▸ Do this
All lines featuring the string "with" are to be listed.

▸ Data excerpts
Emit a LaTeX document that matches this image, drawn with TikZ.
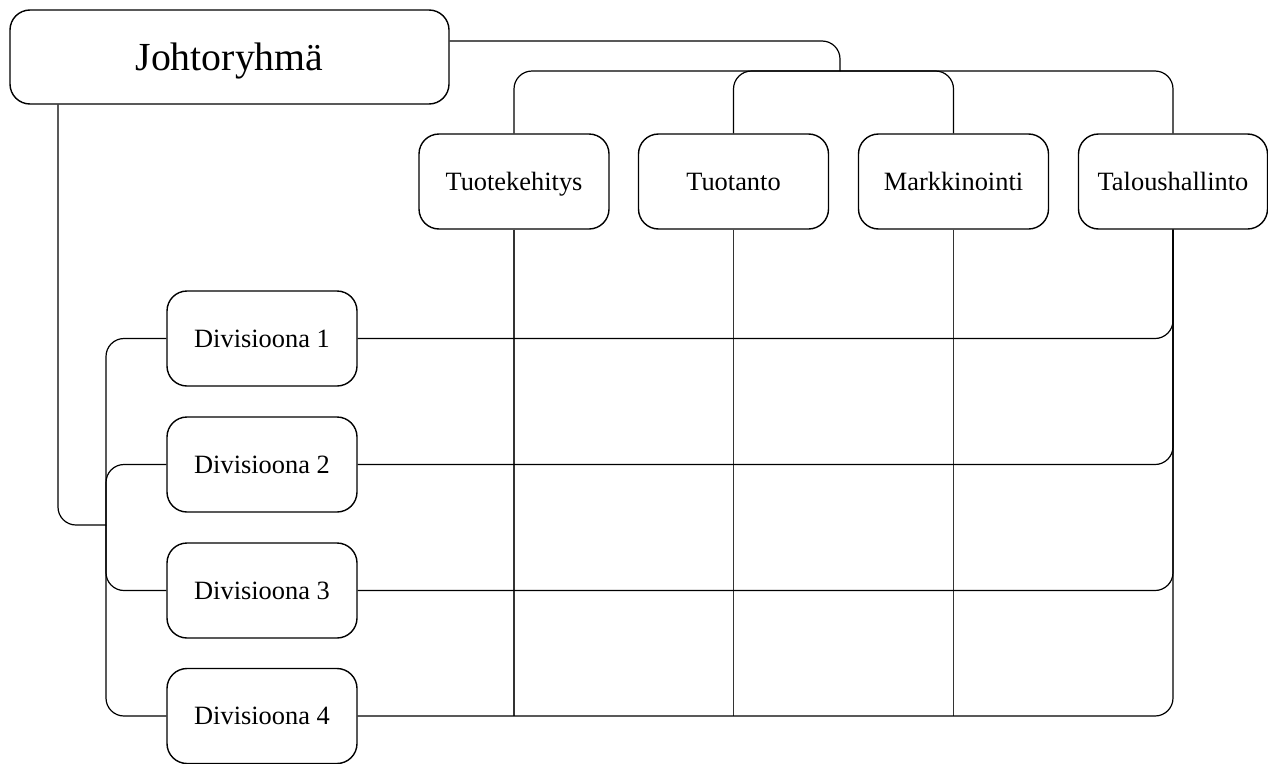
\documentclass[tikz,border=0pt]{standalone}
\usepackage{fontspec}
\setmainfont{Liberation Serif}
\begin{document}
\begin{tikzpicture}[x=1pt,y=-1pt,
  unitbox/.style={draw,line width=1.4pt,rounded corners=20pt,minimum width=190pt,
    minimum height=95pt,inner sep=0pt,text height=17.4pt,text depth=0pt,
    font=\fontsize{26.4}{30}\selectfont},
  headbox/.style={unitbox,minimum width=439pt,minimum height=94pt,
    text height=26.3pt,font=\fontsize{39.8}{46}\selectfont},
  link/.style={line width=1.2pt,rounded corners=18pt},
  grid/.style={line width=1.1pt,draw=black!80}]
\useasboundingbox (0,0) rectangle (1268,763);

% management group
\node[headbox] (J) at (229.5,57) {Johtoryhmä};

% functional units
\node[unitbox] (T1) at (514,181.5) {Tuotekehitys};
\node[unitbox] (T2) at (733.5,181.5) {Tuotanto};
\node[unitbox] (T3) at (953.5,181.5) {Markkinointi};
\node[unitbox,minimum width=189pt] (T4) at (1173,181.5) {Taloushallinto};

% divisions
\node[unitbox] (D1) at (262,338.5) {Divisioona 1};
\node[unitbox] (D2) at (262,464.5) {Divisioona 2};
\node[unitbox] (D3) at (262,590.5) {Divisioona 3};
\node[unitbox] (D4) at (262,716) {Divisioona 4};

% branching points
\coordinate (top) at (840,71);
\coordinate (left) at (106,525);

% management to functions
\draw[link] ([yshift=16pt]J.east) -| (top);
\foreach \t in {T1,T2,T3,T4} \draw[link] (top) -| (\t.north);

% management to divisions
\draw[link] ([xshift=-171.5pt]J.south) |- (left);
\foreach \d in {D1,D2,D3,D4} \draw[link] (left) |- (\d.west);

% matrix lines
\foreach \t in {T1,T2,T3} \draw[grid] (\t.south) -- (\t.south |- D4.west);
\foreach \d in {D1,D2,D3,D4} \draw[link] (\d.east) -| (T4.south);
\end{tikzpicture}
\end{document}
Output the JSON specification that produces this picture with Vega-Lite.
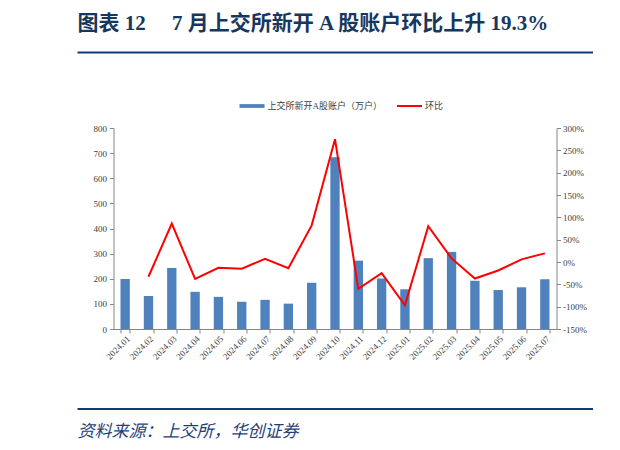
{
  "$schema": "https://vega.github.io/schema/vega-lite/v6.json",
  "background": "white",
  "padding": {"left": 74, "top": 12, "right": 0, "bottom": 12},
  "config": {
    "view": {"stroke": null},
    "axis": {"grid": false}
  },
  "data": {
    "values": [
      {"月份": "2024.01", "开户数": 199, "环比": null},
      {"月份": "2024.02", "开户数": 131, "环比": -33},
      {"月份": "2024.03", "开户数": 243, "环比": 86},
      {"月份": "2024.04", "开户数": 148, "环比": -38},
      {"月份": "2024.05", "开户数": 128, "环比": -13},
      {"月份": "2024.06", "开户数": 108, "环比": -15},
      {"月份": "2024.07", "开户数": 116, "环比": 7},
      {"月份": "2024.08", "开户数": 101, "环比": -14},
      {"月份": "2024.09", "开户数": 184, "环比": 82},
      {"月份": "2024.10", "开户数": 684, "环比": 275},
      {"月份": "2024.11", "开户数": 272, "环比": -60},
      {"月份": "2024.12", "开户数": 201, "环比": -25},
      {"月份": "2025.01", "开户数": 158, "环比": -97},
      {"月份": "2025.02", "开户数": 282, "环比": 80},
      {"月份": "2025.03", "开户数": 307, "环比": 8},
      {"月份": "2025.04", "开户数": 192, "环比": -37},
      {"月份": "2025.05", "开户数": 155, "环比": -19},
      {"月份": "2025.06", "开户数": 166, "环比": 6},
      {"月份": "2025.07", "开户数": 198, "环比": 19.3}
    ]
  },
  "bounds": "flush",
  "center": true,
  "spacing": 75,
  "vconcat": [
    {
      "width": 516,
      "height": 1,
      "mark": {"type": "point", "opacity": 0},
      "encoding": {
        "x": {
          "datum": 0,
          "type": "quantitative",
          "scale": {"domain": [0, 1]},
          "axis": {
            "orient": "top",
            "domainColor": "#0f3b7d",
            "domainWidth": 2,
            "ticks": false,
            "labels": false,
            "title": "图表 12 　7 月上交所新开 A 股账户环比上升 19.3%",
            "titleFont": "Liberation Serif, Noto Sans CJK SC",
            "titleFontSize": 21,
            "titleFontWeight": "bold",
            "titleColor": "#17375e",
            "titleAnchor": "start",
            "titleAlign": "left",
            "titlePadding": 19
          }
        }
      }
    },
    {
      "width": 443,
      "height": 201,
      "layer": [
        {
          "mark": {"type": "bar", "color": "#4f81bd"},
          "encoding": {
            "x": {
              "field": "月份",
              "type": "nominal",
              "sort": null,
              "scale": {"paddingInner": 0.6, "paddingOuter": 0.3},
              "axis": {
                "title": null,
                "labelAngle": -45,
                "labelFont": "Liberation Serif",
                "labelFontSize": 9,
                "labelColor": "#404040",
                "domainColor": "#868686",
                "tickColor": "#868686",
                "tickSize": 4,
                "tickBand": "extent",
                "labelPadding": 1
              }
            },
            "y": {
              "field": "开户数",
              "type": "quantitative",
              "scale": {"domain": [0, 800]},
              "axis": {
                "title": null,
                "values": [0, 100, 200, 300, 400, 500, 600, 700, 800],
                "labelFont": "Liberation Serif",
                "labelFontSize": 9,
                "labelColor": "#404040",
                "domainColor": "#868686",
                "tickColor": "#868686",
                "tickSize": 4,
                "labelPadding": 3
              }
            },
            "fill": {
              "datum": "上交所新开A股账户（万户）",
              "scale": {"range": ["#4f81bd"]},
              "legend": {
                "title": null,
                "orient": "none",
                "legendX": 161.5,
                "legendY": 40.5,
                "padding": 0,
                "symbolType": "M-1,-0.15H1V0.15H-1Z",
                "symbolSize": 625,
                "labelFont": "Liberation Serif, Noto Sans CJK SC",
                "labelFontSize": 9,
                "labelColor": "#404040",
                "labelOffset": 2
              }
            }
          }
        },
        {
          "mark": {"type": "line", "color": "#ff0000", "strokeWidth": 2},
          "encoding": {
            "x": {"field": "月份", "type": "nominal", "sort": null},
            "y": {
              "field": "环比",
              "type": "quantitative",
              "scale": {"domain": [-150, 300]},
              "axis": {
                "orient": "right",
                "title": null,
                "values": [-150, -100, -50, 0, 50, 100, 150, 200, 250, 300],
                "labelExpr": "datum.value + '%'",
                "labelFont": "Liberation Serif",
                "labelFontSize": 9,
                "labelColor": "#404040",
                "domainColor": "#868686",
                "tickColor": "#868686",
                "tickSize": 4,
                "labelPadding": 2
              }
            },
            "stroke": {
              "datum": "环比",
              "scale": {"range": ["#ff0000"]},
              "legend": {
                "title": null,
                "orient": "none",
                "legendX": 319,
                "legendY": 40.5,
                "padding": 0,
                "symbolType": "stroke",
                "symbolSize": 625,
                "symbolStrokeWidth": 2,
                "labelFont": "Liberation Serif, Noto Sans CJK SC",
                "labelFontSize": 9,
                "labelColor": "#404040",
                "labelOffset": 2
              }
            }
          }
        }
      ],
      "resolve": {"scale": {"y": "independent"}}
    },
    {
      "width": 516,
      "height": 4.5,
      "mark": {"type": "point", "opacity": 0},
      "encoding": {
        "x": {
          "datum": 0,
          "type": "quantitative",
          "scale": {"domain": [0, 1]},
          "axis": {
            "orient": "bottom",
            "domainColor": "#0f3b7d",
            "domainWidth": 2,
            "ticks": false,
            "labels": false,
            "title": "资料来源：上交所，华创证券",
            "titleFont": "Noto Sans CJK SC",
            "titleFontSize": 17,
            "titleFontWeight": "normal",
            "titleFontStyle": "italic",
            "titleColor": "#1f3f7a",
            "titleAnchor": "start",
            "titleAlign": "left",
            "titlePadding": 15
          }
        }
      }
    }
  ]
}
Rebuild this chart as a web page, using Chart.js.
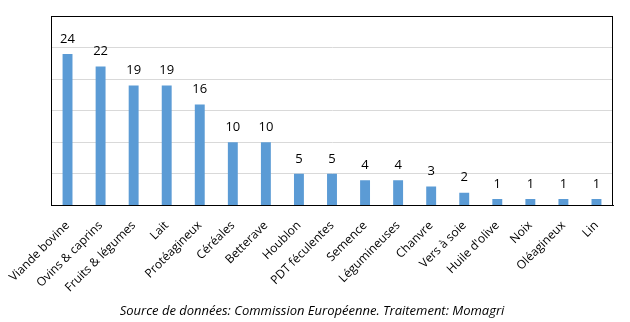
<!DOCTYPE html>
<html><head><meta charset="utf-8">
<script src="https://cdn.jsdelivr.net/npm/chart.js@4/dist/chart.umd.min.js"></script>
<style>html,body{margin:0;padding:0;background:#fff}#w{width:630px;height:322px}</style>
</head><body><div id="w"><canvas id="c" width="630" height="322"></canvas></div>
<script>
const categories = ["Viande bovine","Ovins & caprins","Fruits & légumes","Lait","Protéagineux","Céréales","Betterave","Houblon","PDT féculentes","Semence","Légumineuses","Chanvre","Vers à soie","Huile d'olive","Noix","Oléagineux","Lin"];
const values = [24,22,19,19,16,10,10,5,5,4,4,3,2,1,1,1,1];
const yTicks = [0,5,10,15,20,25,30];
const caption = "Source de données: Commission Européenne. Traitement: Momagri";

const FONT = "'Open Sans', sans-serif";

const framePlugin = {
  id: 'frame',
  afterDatasetsDraw(chart) {
    const {ctx, chartArea: a} = chart;
    ctx.save();
    ctx.strokeStyle = '#000';
    ctx.lineWidth = 1;
    ctx.strokeRect(Math.round(a.left)+0.5, Math.round(a.top)+0.5, Math.round(a.right-a.left)-1, Math.round(a.bottom-a.top));
    ctx.restore();
    const meta = chart.getDatasetMeta(0);
    ctx.save();
    ctx.fillStyle = '#000';
    ctx.font = '13px ' + FONT;
    ctx.textAlign = 'center';
    ctx.textBaseline = 'middle';
    meta.data.forEach((el, i) => {
      ctx.fillText(String(values[i]), el.x, el.y - 15);
    });
    ctx.restore();
  }
};

new Chart(document.getElementById('c'), {
  type: 'bar',
  data: {
    labels: categories,
    datasets: [{
      data: values,
      backgroundColor: '#5B9BD5',
      borderWidth: 0,
      barPercentage: 0.6,
      categoryPercentage: 0.5
    }]
  },
  options: {
    responsive: false,
    animation: false,
    devicePixelRatio: 1,
    layout: { padding: { left: 11, right: 17, top: 16, bottom: 0 } },
    plugins: {
      legend: { display: false },
      tooltip: { enabled: false },
      title: {
        display: true,
        position: 'bottom',
        text: caption,
        color: '#000',
        font: { family: FONT, size: 13, style: 'italic', weight: 'normal' },
        padding: { top: 0, bottom: 3 }
      }
    },
    scales: {
      x: {
        grid: { display: false, drawTicks: false },
        border: { display: true, color: '#000', width: 1 },
        ticks: {
          color: '#000',
          font: { family: FONT, size: 12 },
          maxRotation: 45, minRotation: 45,
          autoSkip: false,
          padding: 13
        },
        afterFit(s) { s.height = 98; s.paddingLeft = 0; s.paddingRight = 0; }
      },
      y: {
        min: 0, max: 30,
        afterBuildTicks(s) { s.ticks = yTicks.map(v => ({value: v})); },
        ticks: { display: false },
        grid: { color: '#D9D9D9', drawTicks: false, lineWidth: 1 },
        border: { display: true, color: '#000', width: 1 },
        afterFit(s) { s.width = 40; }
      }
    }
  },
  plugins: [framePlugin]
});
</script></body></html>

▸ Output
Emit a LaTeX document that matches this image, drawn with TikZ.
Output the JSON specification that produces this picture with Vega-Lite.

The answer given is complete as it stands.